__INSTRUCTIONS FOR THE TASK__: Leave out the pictures, and write out exactly the lines from the beginning of the material to the line holding "and R3DTRB specimens.</div>", that line included, and nothing else.

** START **

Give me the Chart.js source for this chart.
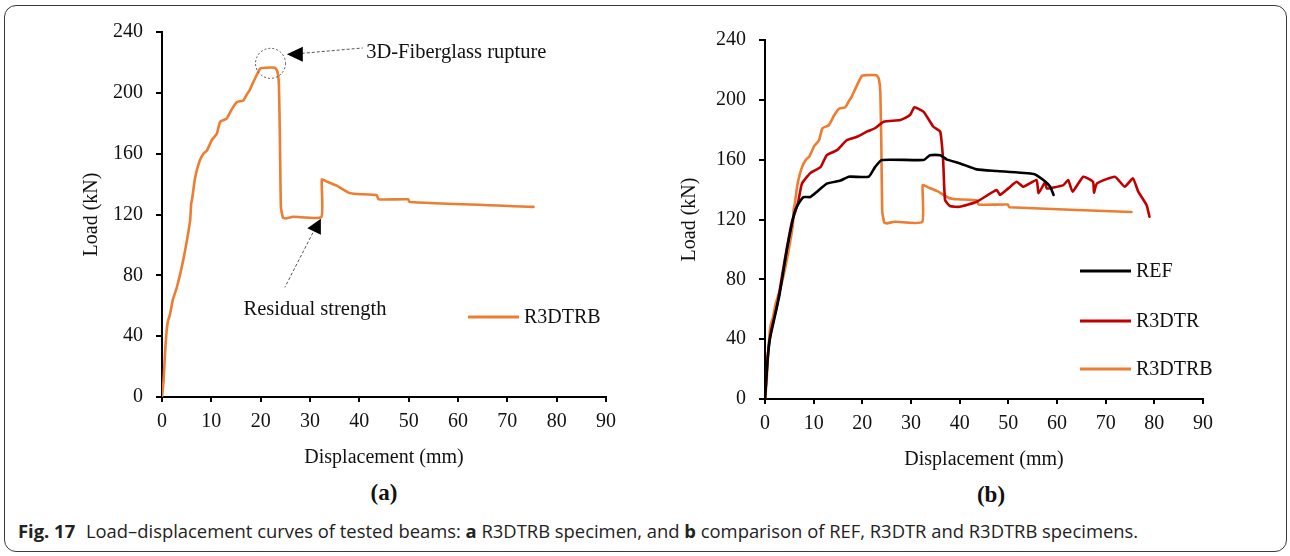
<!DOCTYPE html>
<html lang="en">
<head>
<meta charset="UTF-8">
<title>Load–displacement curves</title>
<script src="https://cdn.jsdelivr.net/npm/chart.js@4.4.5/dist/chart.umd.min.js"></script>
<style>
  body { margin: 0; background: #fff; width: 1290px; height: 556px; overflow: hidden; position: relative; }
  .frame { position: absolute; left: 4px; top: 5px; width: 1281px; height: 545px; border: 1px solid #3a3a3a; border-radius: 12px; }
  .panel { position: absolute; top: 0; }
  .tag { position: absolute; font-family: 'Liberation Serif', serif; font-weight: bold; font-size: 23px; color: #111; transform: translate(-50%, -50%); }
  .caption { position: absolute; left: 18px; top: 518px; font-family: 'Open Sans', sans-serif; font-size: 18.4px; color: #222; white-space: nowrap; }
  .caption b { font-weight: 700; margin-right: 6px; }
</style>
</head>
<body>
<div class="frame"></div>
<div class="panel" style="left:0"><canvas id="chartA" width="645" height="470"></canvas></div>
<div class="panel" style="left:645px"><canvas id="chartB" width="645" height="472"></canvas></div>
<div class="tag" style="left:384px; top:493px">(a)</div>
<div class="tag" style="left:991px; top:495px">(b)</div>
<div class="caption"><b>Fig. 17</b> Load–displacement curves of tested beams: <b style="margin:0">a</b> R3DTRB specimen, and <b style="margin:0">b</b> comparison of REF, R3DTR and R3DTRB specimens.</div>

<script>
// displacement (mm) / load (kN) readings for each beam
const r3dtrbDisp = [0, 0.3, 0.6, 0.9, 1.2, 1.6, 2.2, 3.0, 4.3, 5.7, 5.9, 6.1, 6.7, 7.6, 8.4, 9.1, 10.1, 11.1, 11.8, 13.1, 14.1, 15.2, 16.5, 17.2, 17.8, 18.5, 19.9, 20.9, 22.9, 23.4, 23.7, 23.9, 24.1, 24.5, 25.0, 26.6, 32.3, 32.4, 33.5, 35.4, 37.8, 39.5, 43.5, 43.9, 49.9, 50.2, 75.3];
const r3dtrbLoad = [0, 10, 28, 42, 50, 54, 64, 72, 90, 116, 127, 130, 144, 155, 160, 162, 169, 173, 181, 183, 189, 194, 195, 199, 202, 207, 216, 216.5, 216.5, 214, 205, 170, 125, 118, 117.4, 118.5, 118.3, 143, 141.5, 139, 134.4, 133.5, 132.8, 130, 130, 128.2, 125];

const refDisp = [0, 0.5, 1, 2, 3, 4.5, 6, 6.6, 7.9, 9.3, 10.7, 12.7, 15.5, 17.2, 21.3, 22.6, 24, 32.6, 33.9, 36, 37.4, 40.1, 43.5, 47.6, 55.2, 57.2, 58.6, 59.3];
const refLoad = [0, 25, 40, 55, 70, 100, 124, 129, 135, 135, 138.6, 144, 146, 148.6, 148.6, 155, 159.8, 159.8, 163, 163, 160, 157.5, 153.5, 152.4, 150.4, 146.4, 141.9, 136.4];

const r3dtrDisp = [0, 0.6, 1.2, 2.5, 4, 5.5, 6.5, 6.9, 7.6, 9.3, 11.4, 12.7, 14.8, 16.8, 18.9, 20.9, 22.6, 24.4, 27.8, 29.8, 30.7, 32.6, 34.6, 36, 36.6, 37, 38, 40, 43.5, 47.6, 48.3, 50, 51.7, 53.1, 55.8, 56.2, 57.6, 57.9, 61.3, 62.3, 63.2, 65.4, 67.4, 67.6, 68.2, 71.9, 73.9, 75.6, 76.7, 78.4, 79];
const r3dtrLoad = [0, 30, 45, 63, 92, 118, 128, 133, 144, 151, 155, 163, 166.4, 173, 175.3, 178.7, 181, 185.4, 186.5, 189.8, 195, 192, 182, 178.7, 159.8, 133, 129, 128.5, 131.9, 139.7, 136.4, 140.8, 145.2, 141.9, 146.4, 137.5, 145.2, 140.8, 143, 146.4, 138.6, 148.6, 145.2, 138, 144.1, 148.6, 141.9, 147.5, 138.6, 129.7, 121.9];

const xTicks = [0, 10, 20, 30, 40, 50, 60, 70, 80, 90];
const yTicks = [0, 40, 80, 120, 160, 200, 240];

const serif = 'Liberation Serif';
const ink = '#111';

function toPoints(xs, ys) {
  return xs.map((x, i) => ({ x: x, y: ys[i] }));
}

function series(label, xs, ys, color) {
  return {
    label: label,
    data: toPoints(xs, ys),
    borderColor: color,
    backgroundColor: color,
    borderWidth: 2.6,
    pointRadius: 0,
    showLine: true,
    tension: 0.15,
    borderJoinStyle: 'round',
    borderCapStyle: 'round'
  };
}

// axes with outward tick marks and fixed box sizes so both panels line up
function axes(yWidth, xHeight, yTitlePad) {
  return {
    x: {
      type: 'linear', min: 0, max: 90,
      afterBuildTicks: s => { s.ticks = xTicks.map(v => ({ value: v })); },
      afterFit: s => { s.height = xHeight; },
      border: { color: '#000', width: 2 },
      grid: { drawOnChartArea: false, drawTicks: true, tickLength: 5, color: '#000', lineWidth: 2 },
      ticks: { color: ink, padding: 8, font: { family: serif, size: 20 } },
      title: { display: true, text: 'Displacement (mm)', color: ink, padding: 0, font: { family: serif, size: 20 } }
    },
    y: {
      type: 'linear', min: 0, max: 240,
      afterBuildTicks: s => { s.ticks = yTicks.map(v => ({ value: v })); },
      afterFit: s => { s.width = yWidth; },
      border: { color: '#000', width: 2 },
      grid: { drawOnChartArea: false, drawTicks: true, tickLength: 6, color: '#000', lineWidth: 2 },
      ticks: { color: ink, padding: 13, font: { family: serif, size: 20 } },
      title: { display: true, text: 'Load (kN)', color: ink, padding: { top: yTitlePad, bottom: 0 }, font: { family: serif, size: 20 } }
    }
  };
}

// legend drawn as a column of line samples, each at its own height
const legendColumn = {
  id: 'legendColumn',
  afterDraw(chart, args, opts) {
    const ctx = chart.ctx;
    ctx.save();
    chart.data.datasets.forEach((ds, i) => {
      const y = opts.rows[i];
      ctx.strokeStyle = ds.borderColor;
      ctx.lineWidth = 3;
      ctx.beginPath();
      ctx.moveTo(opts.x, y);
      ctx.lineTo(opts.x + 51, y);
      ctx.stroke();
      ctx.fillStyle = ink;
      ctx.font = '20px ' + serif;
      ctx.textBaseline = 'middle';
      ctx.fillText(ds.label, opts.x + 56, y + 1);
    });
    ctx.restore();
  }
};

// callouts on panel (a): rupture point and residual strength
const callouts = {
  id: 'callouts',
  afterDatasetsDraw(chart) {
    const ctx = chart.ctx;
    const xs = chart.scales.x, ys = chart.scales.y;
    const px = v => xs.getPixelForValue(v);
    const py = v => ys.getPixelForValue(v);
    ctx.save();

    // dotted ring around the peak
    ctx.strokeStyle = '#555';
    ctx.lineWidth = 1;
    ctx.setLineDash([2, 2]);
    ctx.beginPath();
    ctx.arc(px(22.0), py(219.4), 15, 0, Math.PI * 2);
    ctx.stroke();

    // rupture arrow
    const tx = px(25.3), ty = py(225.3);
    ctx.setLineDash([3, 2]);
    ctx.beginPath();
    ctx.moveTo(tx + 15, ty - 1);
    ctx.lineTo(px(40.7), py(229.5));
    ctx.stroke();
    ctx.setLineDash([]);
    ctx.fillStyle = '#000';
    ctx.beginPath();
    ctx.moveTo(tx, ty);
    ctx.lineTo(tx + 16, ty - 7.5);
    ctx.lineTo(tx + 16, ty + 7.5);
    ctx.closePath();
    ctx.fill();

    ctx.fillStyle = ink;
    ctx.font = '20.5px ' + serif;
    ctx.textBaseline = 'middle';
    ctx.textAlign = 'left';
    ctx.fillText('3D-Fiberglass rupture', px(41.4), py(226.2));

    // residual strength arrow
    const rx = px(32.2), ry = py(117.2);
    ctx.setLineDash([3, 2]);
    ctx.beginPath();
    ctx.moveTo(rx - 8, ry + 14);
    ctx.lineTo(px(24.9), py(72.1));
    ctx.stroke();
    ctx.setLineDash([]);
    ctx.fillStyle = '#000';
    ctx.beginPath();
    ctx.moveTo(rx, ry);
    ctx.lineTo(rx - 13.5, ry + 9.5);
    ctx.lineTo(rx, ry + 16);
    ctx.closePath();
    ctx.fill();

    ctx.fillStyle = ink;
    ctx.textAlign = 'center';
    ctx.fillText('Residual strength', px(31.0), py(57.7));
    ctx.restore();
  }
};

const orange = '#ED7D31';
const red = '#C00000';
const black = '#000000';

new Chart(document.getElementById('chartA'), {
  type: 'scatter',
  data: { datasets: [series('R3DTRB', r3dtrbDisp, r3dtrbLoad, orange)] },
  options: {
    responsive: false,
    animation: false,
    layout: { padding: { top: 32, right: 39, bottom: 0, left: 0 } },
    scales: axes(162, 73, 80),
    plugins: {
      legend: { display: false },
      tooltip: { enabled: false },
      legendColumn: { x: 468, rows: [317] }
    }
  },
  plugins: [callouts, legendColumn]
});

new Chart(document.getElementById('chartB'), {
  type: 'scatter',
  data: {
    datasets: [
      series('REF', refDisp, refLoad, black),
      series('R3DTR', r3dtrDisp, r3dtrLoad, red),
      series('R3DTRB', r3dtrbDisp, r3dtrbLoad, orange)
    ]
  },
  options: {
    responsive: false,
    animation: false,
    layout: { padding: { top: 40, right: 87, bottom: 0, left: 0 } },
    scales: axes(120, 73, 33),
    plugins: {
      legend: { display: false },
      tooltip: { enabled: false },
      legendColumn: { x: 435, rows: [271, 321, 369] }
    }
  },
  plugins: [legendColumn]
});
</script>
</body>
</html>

** END **

__ANSWER FOR THIS EXERCISE__:
Give me the Chart.js source for this chart.
<!DOCTYPE html>
<html lang="en">
<head>
<meta charset="UTF-8">
<title>Load–displacement curves</title>
<script src="https://cdn.jsdelivr.net/npm/chart.js@4.4.5/dist/chart.umd.min.js"></script>
<style>
  body { margin: 0; background: #fff; width: 1290px; height: 556px; overflow: hidden; position: relative; }
  .frame { position: absolute; left: 4px; top: 5px; width: 1281px; height: 545px; border: 1px solid #3a3a3a; border-radius: 12px; }
  .panel { position: absolute; top: 0; }
  .tag { position: absolute; font-family: 'Liberation Serif', serif; font-weight: bold; font-size: 23px; color: #111; transform: translate(-50%, -50%); }
  .caption { position: absolute; left: 18px; top: 518px; font-family: 'Open Sans', sans-serif; font-size: 18.4px; color: #222; white-space: nowrap; }
  .caption b { font-weight: 700; margin-right: 6px; }
</style>
</head>
<body>
<div class="frame"></div>
<div class="panel" style="left:0"><canvas id="chartA" width="645" height="470"></canvas></div>
<div class="panel" style="left:645px"><canvas id="chartB" width="645" height="472"></canvas></div>
<div class="tag" style="left:384px; top:493px">(a)</div>
<div class="tag" style="left:991px; top:495px">(b)</div>
<div class="caption"><b>Fig. 17</b> Load–displacement curves of tested beams: <b style="margin:0">a</b> R3DTRB specimen, and <b style="margin:0">b</b> comparison of REF, R3DTR and R3DTRB specimens.</div>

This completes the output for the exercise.